The ‘capital of the Cotswolds’ has a new offering for business travellers. Read on to see what we thought
In one of the six new one-bedroom, self-catering apartments at the 14th-century coaching inn. Set apart from the other 46 rooms in the hotel, the apartments feel exclusive, private and are, as far as I know, the only offering of its kind in the centre of the market town. Each open-plan apartment is Farrow and Ball-esque and slick in design (tick), quiet (big tick) and comes with a king-sized bed (huge tick). Business travellers will love the practicality of the spaces. We were especially impressed with the kitchen in ours: complete with an oven, hob, dishwasher, fridge and washer-dryer, guests who just fancy getting in after a hard days’ graft, cooking dinner and eating in your PJs can do just that.
At the hotel’s in-house restaurant. An extension of the building’s stone-walled and plushly-furnished entrance, the space’s atmosphere is cosy while also benefitting from the hubbub of the arriving guests and those unwinding at the bar. Artwork that includes everyone from Shakespeare to Hendrix spans the walls but, with some of Gloucestershire’s most revered producers on its doorstep, it’s what’s on the menu that we’re most interested in. The offering changes seasonally with the likes of British comfort food (think double-baked cheese soufflés and fillet of beef with madeira jus) listed alongside Asian-influenced offerings (the soft shell crab with Asian salad and wasabi mayo was our favourite).
The unusual touches that run throughout the hotel. In the foyer, a glass panel reveals a Roman mosaic that was uncovered during renovation, while a thread spool installation and other pieces of off-the-wall art give the hotel the contemporary feel alongside its characterful period features. The dining menu is even presented in an antique book at the front of the restaurant, and coat pegs are nailed to the wall through vintage books.

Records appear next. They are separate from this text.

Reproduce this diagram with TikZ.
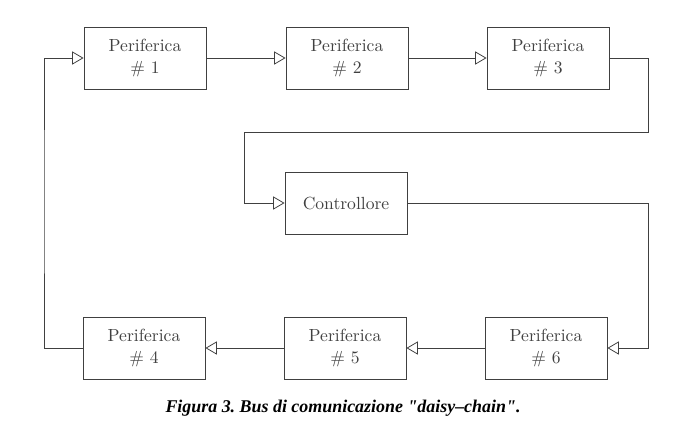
\documentclass[tikz,border=0pt]{standalone}
\usepackage{fontspec}
\newfontfamily\didafont{Liberation Serif}
\usetikzlibrary{arrows.meta}
\begin{document}
\begin{tikzpicture}[x=0.02cm, y=-0.02cm,
  periferica/.style={draw=black!75, line width=0.5pt, text=black!75,
    minimum width=2.44cm, minimum height=1.24cm, align=center, inner sep=0pt},
  bus/.style={draw=black!75, line width=0.45pt,
    -{Triangle[open, length=6.5pt, width=7.5pt]}}]
  \useasboundingbox (0,0) rectangle (679,433);
  % riga superiore
  \node[periferica] (p1) at (145,58) {Periferica\\\# 1};
  \node[periferica] (p2) at (347,58) {Periferica\\\# 2};
  \node[periferica] (p3) at (548,58) {Periferica\\\# 3};
  % controllore al centro
  \node[periferica] (ctrl) at (346,203) {Controllore};
  % riga inferiore
  \node[periferica] (p4) at (144,348) {Periferica\\\# 4};
  \node[periferica] (p5) at (345,348) {Periferica\\\# 5};
  \node[periferica] (p6) at (546,348) {Periferica\\\# 6};

  % punti di svolta del bus
  \coordinate (r1) at (648,132);
  \coordinate (l1) at (244,132);
  \coordinate (r2) at (648,300);
  \coordinate (l2) at (44,200);

  % catena: 1 -> 2 -> 3 -> controllore -> 6 -> 5 -> 4 -> 1
  \draw[bus] (p1.east) -- (p2.west);
  \draw[bus] (p2.east) -- (p3.west);
  \draw[bus] (p3.east) -| (r1) -- (l1) |- (ctrl.west);
  \draw[bus] (ctrl.east) -| (r2) |- (p6.east);
  \draw[bus] (p6.west) -- (p5.east);
  \draw[bus] (p5.west) -- (p4.east);
  \draw[bus] (p4.west) -| (l2) |- (p1.west);

  % didascalia
  \node (didascalia) at (343,408) {\didafont\fontsize{10.2}{12}\selectfont\bfseries\itshape\frenchspacing
    Figura 3. Bus di comunicazione \textquotedbl daisy\textendash chain\textquotedbl.};
\end{tikzpicture}
\end{document}
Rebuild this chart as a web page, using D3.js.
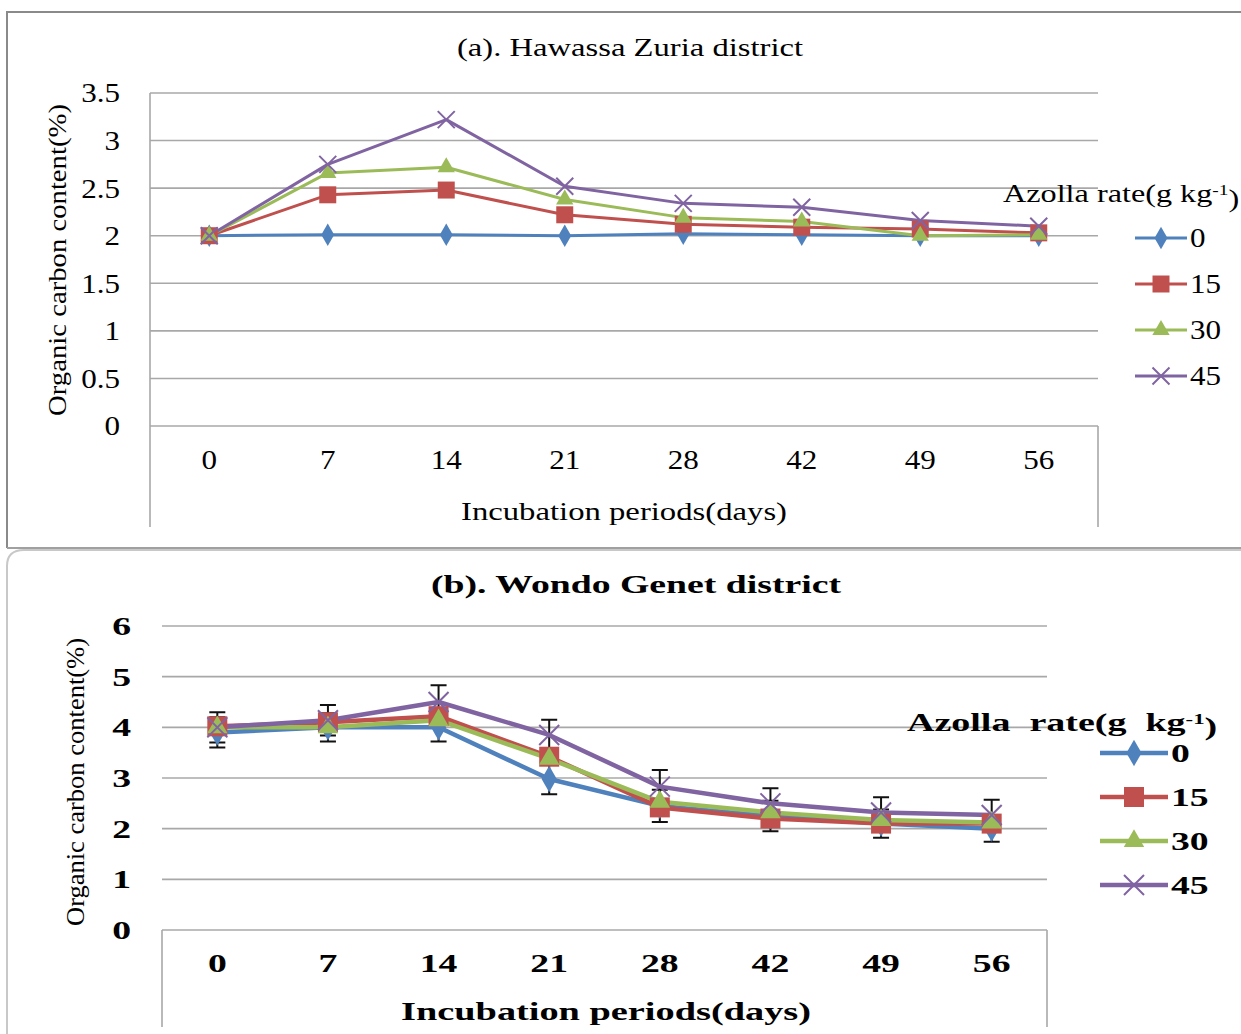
<!DOCTYPE html>
<html>
<head>
<meta charset="utf-8">
<script src="https://cdn.jsdelivr.net/npm/d3@7"></script>
<style>
  body { margin: 0; background: #fff; }
  svg { display: block; font-family: "Liberation Serif", "DejaVu Serif", serif; }
</style>
</head>
<body>
<div id="chart"></div>
<script>
// incubation periods (days)
const days = ['0', '7', '14', '21', '28', '42', '49', '56'];
const rates = ['0', '15', '30', '45'];
const colors = ['#4F81BD', '#C0504D', '#9BBB59', '#8064A2'];
const shapes = ['diamond', 'square', 'triangle', 'cross'];

// (a) Hawassa Zuria
const hzRate0  = [2.00, 2.01, 2.01, 2.00, 2.02, 2.01, 2.00, 2.00];
const hzRate15 = [2.00, 2.43, 2.48, 2.22, 2.12, 2.09, 2.07, 2.03];
const hzRate30 = [2.00, 2.66, 2.72, 2.38, 2.19, 2.15, 2.00, 2.01];
const hzRate45 = [2.00, 2.75, 3.22, 2.52, 2.34, 2.30, 2.16, 2.10];
const hzTicks = [0, 0.5, 1, 1.5, 2, 2.5, 3, 3.5];

// (b) Wondo Genet
const wgRate0  = [3.90, 4.00, 4.00, 2.98, 2.45, 2.25, 2.10, 2.00];
const wgRate15 = [4.02, 4.10, 4.22, 3.42, 2.42, 2.20, 2.10, 2.10];
const wgRate30 = [4.00, 4.00, 4.14, 3.38, 2.53, 2.32, 2.17, 2.12];
const wgRate45 = [4.00, 4.14, 4.50, 3.85, 2.83, 2.50, 2.32, 2.27];
const wgErr0   = [0.30, 0.28, 0.28, 0.30, 0.32, 0.30, 0.28, 0.26];
const wgErr45  = [0.30, 0.30, 0.33, 0.30, 0.33, 0.30, 0.30, 0.30];
const wgTicks = [0, 1, 2, 3, 4, 5, 6];

const svg = d3.select('#chart').append('svg')
  .attr('width', 1241)
  .attr('height', 1034);

// 外框
svg.append('path')
  .attr('d', 'M7,548 L7,12 L1241,12')
  .attr('fill', 'none').attr('stroke', '#8a8a8a').attr('stroke-width', 2);
svg.append('path')
  .attr('d', 'M7,548 L1241,548')
  .attr('fill', 'none').attr('stroke', '#a0a0a0').attr('stroke-width', 2);
svg.append('path')
  .attr('d', 'M7,1034 L7,566 Q7,550 24,550 L1241,550')
  .attr('fill', 'none').attr('stroke', '#c8c8c8').attr('stroke-width', 2);

function marker(g, shape, x, y, size, color) {
  if (shape === 'cross') {
    const h = size / 2;
    g.append('path')
      .attr('d', `M${x - h},${y - h}L${x + h},${y + h}M${x - h},${y + h}L${x + h},${y - h}`)
      .attr('stroke', color).attr('stroke-width', 2).attr('fill', 'none');
    return;
  }
  const type = shape === 'diamond' ? d3.symbolDiamond : shape === 'square' ? d3.symbolSquare : d3.symbolTriangle;
  const area = shape === 'diamond' ? size * size * 0.5 : shape === 'square' ? size * size : size * size * 0.45;
  g.append('path')
    .attr('d', d3.symbol().type(type).size(area)())
    .attr('transform', `translate(${x},${y})`)
    .attr('fill', color);
}

// 横向拉伸的文字（原图的字体比较宽）
function label(g, x, y, txt, size, weight, anchor, sx) {
  return g.append('text')
    .attr('transform', `translate(${x},${y}) scale(${sx},1)`)
    .attr('dy', '0.35em').attr('text-anchor', anchor)
    .style('font-size', size + 'px').style('font-weight', weight)
    .text(txt);
}

function drawPanel(cfg) {
  const g = svg.append('g');
  const x = d3.scalePoint().domain(days).range([cfg.left, cfg.right]).padding(0.5);
  const y = d3.scaleLinear().domain([0, cfg.ticks[cfg.ticks.length - 1]]).range([cfg.bottom, cfg.top]);
  const fw = cfg.bold ? 'bold' : 'normal';

  // 网格线
  g.selectAll('.grid')
    .data(cfg.ticks)
    .enter().append('line')
    .attr('x1', cfg.left).attr('x2', cfg.right)
    .attr('y1', d => y(d)).attr('y2', d => y(d))
    .attr('stroke', '#a8a8a8').attr('stroke-width', 1.6);

  // 下方方框
  g.append('line').attr('x1', cfg.left).attr('x2', cfg.left)
    .attr('y1', cfg.boxTop).attr('y2', cfg.boxBottom)
    .attr('stroke', '#a8a8a8').attr('stroke-width', 1.6);
  g.append('line').attr('x1', cfg.right).attr('x2', cfg.right)
    .attr('y1', cfg.bottom).attr('y2', cfg.boxBottom)
    .attr('stroke', '#a8a8a8').attr('stroke-width', 1.6);

  // 刻度文字
  cfg.ticks.forEach(d => label(g, cfg.yTickX, y(d), d, cfg.tickSize, fw, 'end', cfg.stretch));
  days.forEach(d => label(g, x(d), cfg.xTickY, d, cfg.tickSize, fw, 'middle', cfg.stretch));

  // 标题
  g.append('text')
    .attr('x', cfg.titleX).attr('y', cfg.titleY).attr('dy', '0.35em')
    .attr('text-anchor', 'middle')
    .attr('textLength', cfg.titleLen).attr('lengthAdjust', 'spacingAndGlyphs')
    .style('font-size', cfg.titleSize + 'px').style('font-weight', fw)
    .text(cfg.title);

  g.append('text')
    .attr('x', cfg.xTitleX).attr('y', cfg.xTitleY).attr('dy', '0.35em')
    .attr('text-anchor', 'middle')
    .attr('textLength', cfg.xTitleLen).attr('lengthAdjust', 'spacingAndGlyphs')
    .style('font-size', cfg.titleSize + 'px').style('font-weight', fw)
    .text('Incubation periods(days)');

  g.append('text')
    .attr('transform', `translate(${cfg.yTitleX},${cfg.yTitleY}) rotate(-90)`)
    .attr('dy', '0.35em').attr('text-anchor', 'middle')
    .attr('textLength', cfg.yTitleLen).attr('lengthAdjust', 'spacingAndGlyphs')
    .style('font-size', cfg.yTitleSize + 'px')
    .text('Organic carbon content(%)');

  // 误差线
  cfg.errors.forEach(([vals, errs]) => {
    vals.forEach((v, i) => {
      const cx = x(days[i]);
      const y1 = y(v - errs[i]), y2 = y(v + errs[i]);
      g.append('path')
        .attr('d', `M${cx},${y1}L${cx},${y2}M${cx - 8},${y1}L${cx + 8},${y1}M${cx - 8},${y2}L${cx + 8},${y2}`)
        .attr('stroke', '#111').attr('stroke-width', 2).attr('fill', 'none');
    });
  });

  // 折线
  const line = d3.line().x((d, i) => x(days[i])).y(d => y(d));
  cfg.series.forEach((vals, k) => {
    g.append('path')
      .attr('d', line(vals))
      .attr('fill', 'none')
      .attr('stroke', colors[k])
      .attr('stroke-width', cfg.lineWidth)
      .attr('stroke-linejoin', 'round');
  });
  cfg.series.forEach((vals, k) => {
    vals.forEach((v, i) => marker(g, shapes[k], x(days[i]), y(v), cfg.markerSize, colors[k]));
  });

  // 图例
  const lt = g.append('text')
    .attr('transform', `translate(${cfg.legendTitleX},${cfg.legendTitleY}) scale(${cfg.legendTitleStretch},1)`)
    .attr('dy', '0.35em')
    .style('white-space', 'pre')
    .style('font-size', cfg.titleSize + 'px').style('font-weight', fw);
  lt.append('tspan').text(cfg.legendTitle);
  lt.append('tspan').attr('dy', '-0.45em').style('font-size', (cfg.titleSize * 0.6) + 'px').text('-1');
  lt.append('tspan').attr('dy', '0.45em').text(')');

  rates.forEach((r, k) => {
    const ly = cfg.legendY + k * cfg.legendStep;
    g.append('line')
      .attr('x1', cfg.legendX).attr('x2', cfg.legendX + cfg.legendLen)
      .attr('y1', ly).attr('y2', ly)
      .attr('stroke', colors[k]).attr('stroke-width', cfg.lineWidth);
    marker(g, shapes[k], cfg.legendX + cfg.legendLen / 2, ly, cfg.markerSize, colors[k]);
    label(g, cfg.legendX + cfg.legendLen + 3, ly, r, cfg.tickSize, fw, 'start', cfg.stretch);
  });
}

drawPanel({
  left: 150, right: 1098, top: 93, bottom: 426, boxTop: 93, boxBottom: 527,
  ticks: hzTicks, bold: false, tickSize: 27, stretch: 1.15, titleSize: 26, yTitleSize: 26,
  yTickX: 120, xTickY: 460,
  title: '(a). Hawassa Zuria district', titleX: 630, titleY: 47, titleLen: 346,
  xTitleX: 624, xTitleY: 511, xTitleLen: 326,
  yTitleX: 57, yTitleY: 260, yTitleLen: 312,
  series: [hzRate0, hzRate15, hzRate30, hzRate45], errors: [],
  lineWidth: 3, markerSize: 17,
  legendTitle: 'Azolla rate(g kg', legendTitleX: 1003, legendTitleY: 193, legendTitleStretch: 1.24,
  legendX: 1135, legendLen: 52, legendY: 238, legendStep: 46
});

drawPanel({
  left: 162, right: 1047, top: 626, bottom: 930, boxTop: 930, boxBottom: 1027,
  ticks: wgTicks, bold: true, tickSize: 26, stretch: 1.45, titleSize: 25, yTitleSize: 25,
  yTickX: 131, xTickY: 963,
  title: '(b). Wondo Genet district', titleX: 636, titleY: 584, titleLen: 410,
  xTitleX: 606, xTitleY: 1011, xTitleLen: 410,
  yTitleX: 75, yTitleY: 782, yTitleLen: 288,
  series: [wgRate0, wgRate15, wgRate30, wgRate45],
  errors: [[wgRate0, wgErr0], [wgRate45, wgErr45]],
  lineWidth: 4.5, markerSize: 20,
  legendTitle: 'Azolla  rate(g  kg', legendTitleX: 907, legendTitleY: 722, legendTitleStretch: 1.52,
  legendX: 1100, legendLen: 68, legendY: 753, legendStep: 44
});
</script>
</body>
</html>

The underground events spaces and activity offerings are rather special. We like the look of the 18-seater Wine Cellar, which comes with its own glass-windowed wine vault and features original stonework. If that’s too sedate, what about a spot of polo (Cirencester is a royals territory), a shooting day (again, Charles would approve) or windsurfing at the nearby Cotswold Water Park? Either way, they’ll be grateful for those king-size beds.
Apartment prices at the Kings head Hotel start at £122 per night.